Prints and home media

For many years, the original nitrate film negative of La Grande Illusion was thought to have been lost in an Allied air raid in 1942 that destroyed a leading laboratory outside Paris. Prints of the film were rediscovered in 1958 and restored and re-released during the early 1960s. Then, it was revealed that the original negative had been shipped back to Berlin (probably due to the efforts of Frank Hensel) to be stored in the Reichsfilmarchiv vaults. In the Allied occupation of Berlin in 1945, the Reichsfilmarchiv by chance was in the Russian zone and consequently shipped along with many other films back to be the basis of the Soviet Gosfilmofond film archive in Moscow. The negative was returned to France in the 1960s, but sat unidentified in storage in Toulouse Cinémathèque for over 30 years, as no one suspected it had survived. It was rediscovered in the early 1990s as the Cinémathèque's nitrate collection was slowly being transferred to the French Film Archives at Bois d'Arcy.[2][42]

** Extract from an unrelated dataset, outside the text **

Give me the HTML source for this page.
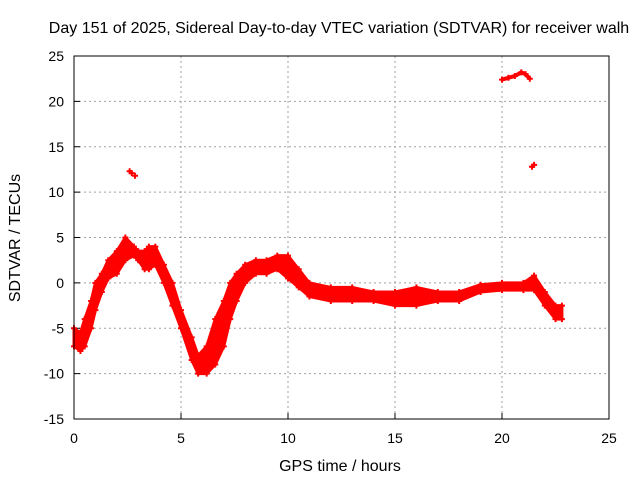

In August 1999, Rialto Pictures re-released the film in the United States, based on the Cinémathèque negative found in Toulouse;[29] after watching the new print at Lincoln Plaza Cinemas, Janet Maslin called it "beautifully refurbished" and "especially lucid".[39] A transfer of this restored print was released on DVD by the Criterion Collection in 1999, but has been out of print since 2005.[43] Grand Illusion was intended to be Criterion's first release on the DVD format in 1998, but the discovery of the new negative delayed its release.[44]

In 2012, StudioCanal and Lionsgate released a 1080p Blu-ray version based on a new high-definition scan of the original negative.[45] According to Lee Kline, Technical Director of the Criterion Collection, this release was "night and day of what we did—because they had better film."[46]